Jérôme Bosch faisait très souvent aboutir en enfer, dans le feu de la crémation, ou alors en compagnie diabolique, ses groupes de personnages qui dans la vie quotidienne auraient été déviants. Bosch se tourne en effet contre une série de péchés qu’il caractérise par des éléments symboliques. L’idéologie non religieuse évoquée et invoquée dans sa peinture comprend le rejet de la débauche et des amusements.
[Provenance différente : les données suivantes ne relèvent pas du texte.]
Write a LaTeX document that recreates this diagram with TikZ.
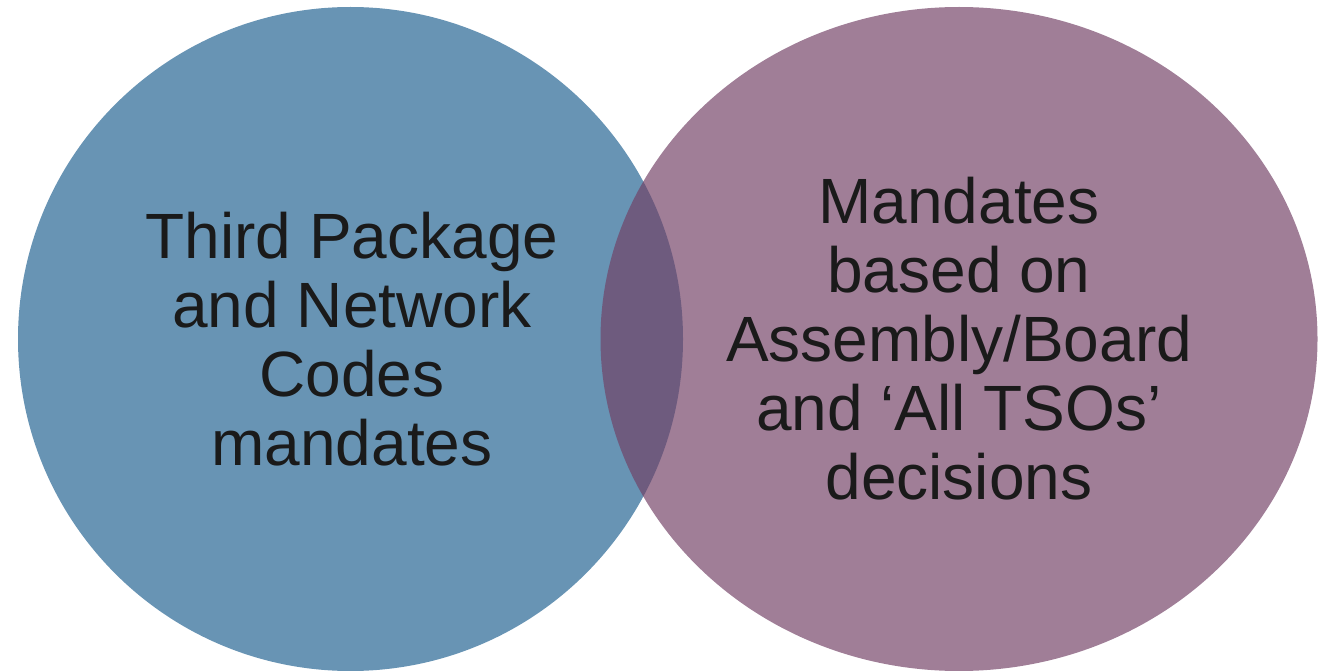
\documentclass[tikz,border=0pt]{standalone}
\usepackage{fontspec}
\setmainfont{Liberation Sans}
\definecolor{bluec}{RGB}{104,148,180}
\definecolor{purplec}{RGB}{114,64,101}
\definecolor{textc}{RGB}{26,26,26}
\begin{document}
\begin{tikzpicture}[x=1pt,y=-1pt,
  label text/.style={text=textc,align=center,inner sep=0pt,
    font=\fontsize{64}{69}\selectfont}]
\useasboundingbox (0,0) rectangle (1322,671);
\fill[bluec] (350.5,339) ellipse [x radius=332.5, y radius=332];
\fill[purplec,fill opacity=0.675] (959,339) ellipse [x radius=358.5, y radius=332];
\node[label text] (left) at (352,339) {Third Package\\and Network\\Codes\\mandates};
\node[label text] (right) at (959,339) {Mandates\\based on\\Assembly/Board\\and ‘All TSOs’\\decisions};
\end{tikzpicture}
\end{document}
En termes positifs, il défend une certaine maîtrise de soi, la tempérance et la discipline, mais surtout l’insertion dans un tissu social solide et indubitablement contrôlé 294 .
Dans le Bas Moyen Âge, les représentants des divers pouvoirs étant obsédés par le rejet du divertissement, leur souci du maintien de l’ordre était alors inspiré surtout par l’anéantissement de tout comportement déviant, porté par le divertissement, quel qu’il soit. C’est dans cette optique idéologique que se situe Bosch.
Tant dans les détails que dans les thèmes abordés de façon récurrente, la vision proposée par les différents carnavals se tourne également du côté du rejet de la libéralisation sociale, acte considéré comme subversif, voire chaotique pour un ordre établi.
C’est effectivement un postulat qui est particulièrement vérifié en appréhendant dans la structure globale du cycle festif, le rituel régicide en fin de cycle. Le roi carnaval est en effet, comme on l’a vu, systématiquement occis, et ce – autre analogie boschienne – avec une préférence pour le feu, comme si les comportements que ce roi prône et les pratiques qu’il encourage dans le moment carnavalesque devaient être effacés ou punis pour le maintien de l’ordre et le bon fonctionnement de la société. L’enfer est en quelque sorte promis à ceux qui défient l’ordre 295 .
Le rejet des divertissements et de la volupté s’exprime clairement chez Bosch dans des œuvres telles que Allégorie de la Gloutonnerie, La Nef des Fous, Carême et Mardi-Gras, Chanteurs dans un œuf , Gai lurons dans un moule en mer.
Nous analysons plus en profondeur cette thématique dans le second chapitre de cette même partie.